贺漓对这种傻白甜校园言情剧和小白花女主兴致缺缺,但这是谢卓言的成名作,于是不由自主就开来看了,俗套的剧情竟然还看得津津有味,尤其是当看到女主情人节告白男神被拒绝,正在嘤嘤哭泣,贺漓居然诡异地笑出了声。
一瞬间,贺漓竟然对小白花女主产生了一点同病相怜的感觉。
油画事件后,他和谢卓言关系僵硬了一段时间,于是他请谢卓言去参加情人节的首映礼,想缓和一下关系,但是谢卓言没应他的约。
最终贺漓也没去首映礼,他失踪了一整晚,工作人员到处在找他。
严寒未消的二月,深夜里飘起了小雪。贺漓捧着一大束花在谢卓言家楼下等了一整夜,人没等到,等来的却是谢卓言昨晚去和别的女人约会的消息。
最终那束花也没送出去,他把花丢进了垃圾桶。
贺漓闭了闭眼,觉得没劲,起身关掉了电视。
放在茶几上的手机铃声忽然响了起来,贺漓接起来电话,听着对方说了什么,神情逐渐凝重起来:
“医院?你确定是谢卓言?”
“当然了哥,小美人我记得可清楚了,错不了。”他的语气莫名有点洋洋得意。
“谢卓言去医院干什么?”贺漓微微皱眉。想起了那瓶从他包里找到的不明药物,不免有点担心。
“放心吧哥,”贺沨嘻嘻地笑起来,然后压低声音说,“不是ga-ng肠科……”
贺漓在心里使劲地抽了这个二逼弟弟一顿,挂了电话。
……
一周后,谢卓言重新回到了珩城。下飞机吃了晚饭,天才刚刚黑下来,梁佐又拉着他去了酒店的健身房,斗志昂扬地说要练练肱二头肌。

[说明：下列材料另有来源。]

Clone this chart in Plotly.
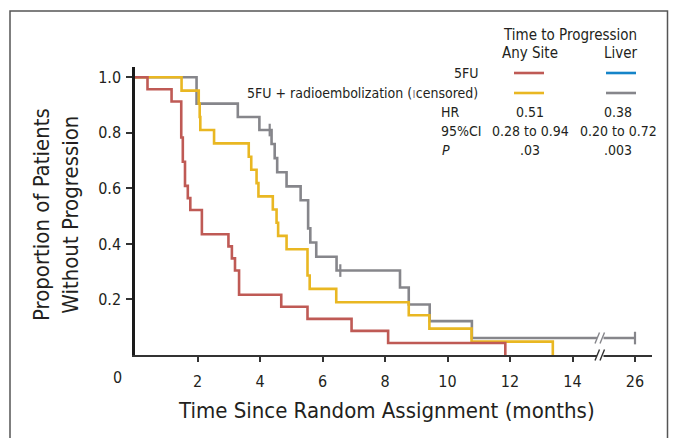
import plotly.graph_objects as go

# ---------------- data ----------------
# 5FU, time to progression any site (red)
red_t = [0, 0.40, 1.17, 1.48, 1.53, 1.60, 1.69, 1.77, 2.14, 2.99, 3.10, 3.20, 3.33, 4.68, 5.52, 6.93, 8.10, 11.85]
red_s = [1.0, 0.957, 0.913, 0.783, 0.696, 0.609, 0.565, 0.522, 0.435, 0.391, 0.348, 0.304, 0.217, 0.174, 0.130, 0.087, 0.043, 0.0]

# 5FU + radioembolization, any site (yellow)
yel_t = [0, 1.49, 2.04, 2.07, 2.09, 2.53, 3.64, 3.72, 3.89, 3.95, 4.41, 4.53, 4.58, 4.85, 5.52, 5.59, 6.44, 8.76, 9.42, 10.77, 13.37]
yel_s = [1.0, 0.952, 0.905, 0.857, 0.810, 0.762, 0.714, 0.667, 0.619, 0.571, 0.524, 0.476, 0.429, 0.381, 0.286, 0.238, 0.190, 0.143, 0.095, 0.048, 0.0]

# 5FU + radioembolization, liver (gray)
gry_t = [0, 1.97, 3.29, 3.98, 4.37, 4.47, 4.55, 4.85, 5.30, 5.54, 5.61, 5.80, 6.45, 8.48, 8.76, 9.43, 10.78, 26]
gry_s = [1.0, 0.905, 0.857, 0.810, 0.760, 0.709, 0.658, 0.607, 0.557, 0.456, 0.405, 0.354, 0.304, 0.243, 0.182, 0.122, 0.061, 0.061]
gry_cens_t = [4.31, 6.57, 26]
gry_cens_s = [0.810, 0.304, 0.061]

x_tickvals_months = [2, 4, 6, 8, 10, 12, 14, 26]
x_ticktext = ["2", "4", "6", "8", "10", "12", "14", "26"]
y_tickvals = [0.2, 0.4, 0.6, 0.8, 1.0]
y_ticktext = ["0.2", "0.4", "0.6", "0.8", "1.0"]

RED = "#bf5a55"
YEL = "#e9b722"
GRY = "#86868b"
BLU = "#1584c8"
TXT = "#231f20"
FONT = "Liberation Sans Narrow, DejaVu Sans Condensed, Arial Narrow, sans-serif"


def xmap(t):
    # axis break: 14 ... 26 compressed so that 26 sits at position 16
    return t if t <= 14.5 else 16 - (26 - t)


OFF = 8  # page body margin
W, H = 677 - OFF, 438 - OFF
L, R, T, B = 135 - OFF, 25, 67 - OFF, 83
PW, PH = W - L - R, H - T - B
YTOP = 1.037


def px(x):
    # x in screen pixels of the reference
    return (x - OFF - L) / PW


def py(y):
    return (H - B - (y - OFF)) / PH


fig = go.Figure()

for t, s, c in [(gry_t, gry_s, GRY), (yel_t, yel_s, YEL), (red_t, red_s, RED)]:
    fig.add_trace(go.Scatter(x=[xmap(v) for v in t], y=s, mode="lines",
                             line=dict(color=c, width=2.6, shape="hv"),
                             showlegend=False, hoverinfo="skip"))

fig.add_trace(go.Scatter(x=[xmap(v) for v in gry_cens_t], y=gry_cens_s, mode="markers",
                         marker=dict(symbol="line-ns", size=9, line=dict(color=GRY, width=2.2)),
                         showlegend=False, hoverinfo="skip"))

shapes = []
# outer frame
shapes.append(dict(type="rect", xref="paper", yref="paper", x0=px(10), x1=px(667.5), y0=py(11), y1=py(470),
                   line=dict(color="#555555", width=1.5), fillcolor="rgba(0,0,0,0)"))

# axis break marks
axis_y = H - B + OFF
for yy, col in [(axis_y, "#333333"), (axis_y - 0.061 * PH / YTOP, GRY)]:
    shapes.append(dict(type="line", xref="paper", yref="paper", x0=px(597), x1=px(603.5), y0=py(yy), y1=py(yy),
                       line=dict(color="white", width=5)))
    for dx in (0, 5):
        shapes.append(dict(type="line", xref="paper", yref="paper", x0=px(595 + dx), x1=px(599.5 + dx),
                           y0=py(yy + 5.5), y1=py(yy - 5.5), line=dict(color=col, width=1.4)))

# legend line samples
for x0, x1, yy, col in [(514, 544, 73, RED), (606, 636, 73, BLU), (514, 544, 93, YEL), (606, 636, 93, GRY)]:
    shapes.append(dict(type="line", xref="paper", yref="paper", x0=px(x0), x1=px(x1), y0=py(yy), y1=py(yy),
                       line=dict(color=col, width=2.6)))

ann = []


def text(x, y, s, size=14, xanchor="center", **kw):
    ann.append(dict(x=px(x), y=py(y), xref="paper", yref="paper", text=s, showarrow=False,
                    xanchor=xanchor, yanchor="middle", font=dict(family=FONT, size=size, color=TXT), **kw))


text(570, 35, "Time to Progression", 15)
text(530, 53, "Any Site", 15)
text(621, 53, "Liver", 15)
text(480, 73, "5FU", 14, xanchor="right")
text(480, 93, "5FU + radioembolization (<span style='color:#86868b'>ı</span>censored)", 14, xanchor="right")
text(439, 112, "HR", 14, xanchor="left")
text(439, 131, "95%CI", 14, xanchor="left")
text(440, 150, "<i>P</i>", 14, xanchor="left")
text(530, 112, "0.51", 14)
text(618, 112, "0.38", 14)
text(530, 131, "0.28 to 0.94", 14)
text(618, 131, "0.20 to 0.72", 14)
text(530, 150, ".03", 14)
text(618, 150, ".003", 14)
text(117, 377, "0", 16)
text(386, 410, "Time Since Random Assignment (months)", 22)
text(56, 215, "Proportion of Patients<br>Without Progression", 22, textangle=-90)

fig.update_layout(
    width=W, height=H, margin=dict(l=L, r=R, t=T, b=B),
    paper_bgcolor="white", plot_bgcolor="white",
    shapes=shapes, annotations=ann,
    xaxis=dict(range=[0, PW / 31.25], tickvals=[xmap(v) for v in x_tickvals_months], ticktext=x_ticktext,
               showgrid=False, zeroline=False, showline=True, linecolor="#333333", linewidth=2,
               ticks="outside", ticklen=5, tickwidth=1.5, tickcolor="#333333",
               tickfont=dict(family=FONT, size=16, color=TXT), ticklabelstandoff=6),
    yaxis=dict(range=[0, YTOP], tickvals=y_tickvals, ticktext=y_ticktext,
               showgrid=False, zeroline=False, showline=True, linecolor="#1a1a1a", linewidth=2.5,
               ticks="outside", ticklen=6, tickwidth=1.5, tickcolor="#333333",
               tickfont=dict(family=FONT, size=16, color=TXT), ticklabelstandoff=2),
)

fig.write_html("out.html")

谢卓言不走型男路线,身材偏瘦但也还算结实,浑身上下没一点赘肉。见证了太多小鲜肉举铁引发的“惨案”,他平时也不经常刻意锻炼,家里的健身房和器械完全就是摆设,哪天心血来潮想锻炼了,最多也就是清早起床出门和老大爷们一起晨跑。
梁佐比他还虚,没一会儿,两人都浑身是汗、气喘吁吁的,果断达成了一致意见——练什么练,吃夜宵去。

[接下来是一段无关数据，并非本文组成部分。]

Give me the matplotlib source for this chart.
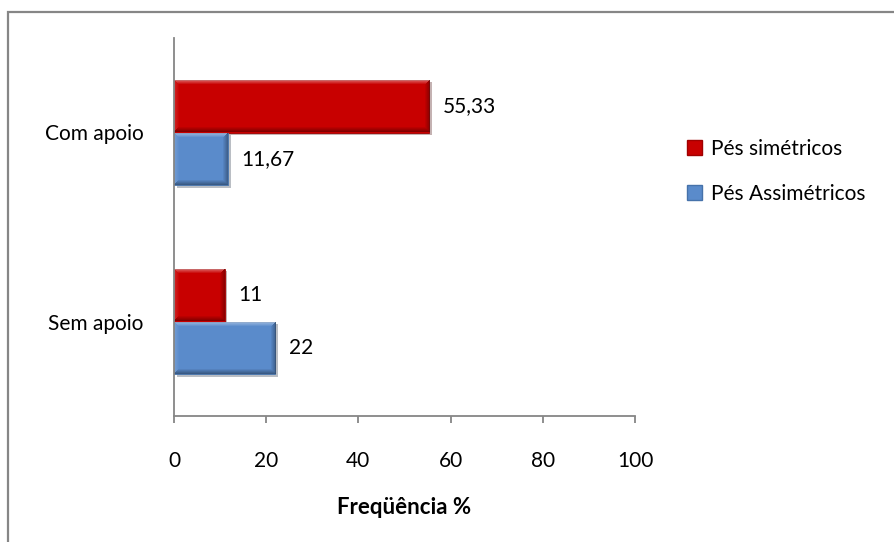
import matplotlib
matplotlib.use("Agg")
import matplotlib.pyplot as plt
import matplotlib.patheffects as pe
from matplotlib.patches import Rectangle, Patch
import numpy as np

# Data
categories = ["Sem apoio", "Com apoio"]
series_names = ["Pés simétricos", "Pés Assimétricos"]
simetricos = [11, 55.33]
assimetricos = [22, 11.67]
x_ticks = [0, 20, 40, 60, 80, 100]
x_label = "Freqüência %"

RED = "#C80000"
BLUE = "#5A8BCB"
GRAY = "#868686"
FONT = "Lato"
FS = 15

plt.rcParams["font.family"] = [FONT, "DejaVu Sans"]

W, H = 895, 542
fig = plt.figure(figsize=(W / 100, H / 100), dpi=100)

# chart frame
fig.patches.append(Rectangle((8 / W, -0.05), 1.2, 1 - 12 / H + 0.05,
                             transform=fig.transFigure, fill=False,
                             edgecolor=GRAY, linewidth=1.6, zorder=0))

ax = fig.add_axes([174 / W, (H - 416) / H, 461 / W, 378 / H])
ax.set_xlim(0, 100)
ax.set_ylim(-0.5, 1.5)

y = np.arange(len(categories))
h = 0.28
shadow = [pe.SimplePatchShadow(offset=(2, -2), alpha=0.3), pe.Normal()]

bars_sim = ax.barh(y + h / 2, simetricos, height=h, color=RED,
                   edgecolor="#A00000", linewidth=0.6, zorder=3)
bars_asm = ax.barh(y - h / 2, assimetricos, height=h, color=BLUE,
                   edgecolor="#4672AA", linewidth=0.6, zorder=3)


def bevel_overlay(bar, size=5):
    """Soft bevel: light top/left rim, dark bottom/right rim, clipped to the bar."""
    x0, y0 = bar.get_x(), bar.get_y()
    x1, y1 = x0 + bar.get_width(), y0 + bar.get_height()
    (px0, py0), (px1, py1) = ax.transData.transform([(x0, y0), (x1, y1)])
    w = max(int(round(px1 - px0)), 2)
    hh = max(int(round(py1 - py0)), 2)
    ii, jj = np.mgrid[0:hh, 0:w]
    d = np.stack([ii, hh - 1 - ii, jj, w - 1 - jj])  # top, bottom, left, right
    nearest = d.argmin(axis=0)
    m = d.min(axis=0)
    fade = np.clip(1 - m / size, 0, 1)
    rgba = np.zeros((hh, w, 4))
    tone = np.array([1.0, 0.0, 1.0, 0.0])[nearest]
    strength = np.array([0.45, 0.35, 0.15, 0.3])[nearest]
    rgba[..., 0] = tone
    rgba[..., 1] = tone
    rgba[..., 2] = tone
    rgba[..., 3] = strength * fade
    im = ax.imshow(rgba, extent=(x0, x1, y0, y1), origin="upper",
                   aspect="auto", interpolation="bilinear", zorder=4)
    im.set_clip_path(bar)


for b in list(bars_sim) + list(bars_asm):
    b.set_path_effects(shadow)
    bevel_overlay(b)


def fmt(v):
    return f"{v:g}".replace(".", ",")


for bars, vals in ((bars_sim, simetricos), (bars_asm, assimetricos)):
    for b, v in zip(bars, vals):
        ax.annotate(fmt(v), (v, b.get_y() + b.get_height() / 2),
                    xytext=(10, 0), textcoords="offset points",
                    va="center", ha="left", fontsize=FS, color="black")

ax.set_xlim(0, 100)
ax.set_ylim(-0.5, 1.5)
ax.set_xticks(x_ticks)
ax.set_xticklabels([str(t) for t in x_ticks], fontsize=FS)
ax.set_yticks(y)
ax.set_yticklabels(categories, fontsize=FS)

for s in ("top", "right"):
    ax.spines[s].set_visible(False)
for s in ("left", "bottom"):
    ax.spines[s].set_color(GRAY)
    ax.spines[s].set_linewidth(1.3)
    ax.spines[s].set_zorder(5)

ax.tick_params(axis="x", length=5, width=1.3, color=GRAY, pad=20)
ax.tick_params(axis="y", length=0, pad=22)

ax.set_xlabel(x_label, fontsize=FS + 1, fontweight="bold", va="center")
ax.xaxis.set_label_coords(0.5, (416 - 507) / 378)

handles = [Patch(facecolor=RED, edgecolor="#A00000"),
           Patch(facecolor=BLUE, edgecolor="#4672AA")]
fig.legend(handles, series_names, loc="center left",
           bbox_to_anchor=(668 / W, 1 - 171 / H), frameon=False,
           fontsize=FS, handlelength=0.75, handleheight=0.75,
           handletextpad=0.4, labelspacing=1.2)

fig.savefig("out.png", dpi=100)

谢卓言回到房间,洗完澡躺在床上,脑内又浮现出来贺漓匀称又丝毫不夸张的肌肉,一时间有点上头。也不知道他是怎么练出来的。
他抱着手机正想查查科学锻炼方法,忽然收到一条短信。
“在干嘛?”
收到这么一条奇怪的短信,谢卓言有点疑惑,只简单的反问了一个字:“谁?”
那人没有回复,电话铃声忽然又响了起来。
稍微犹豫了一下,谢卓言还是接了起来。
“喂?”
“是我。”一个低沉好听的男声慢条斯理地说。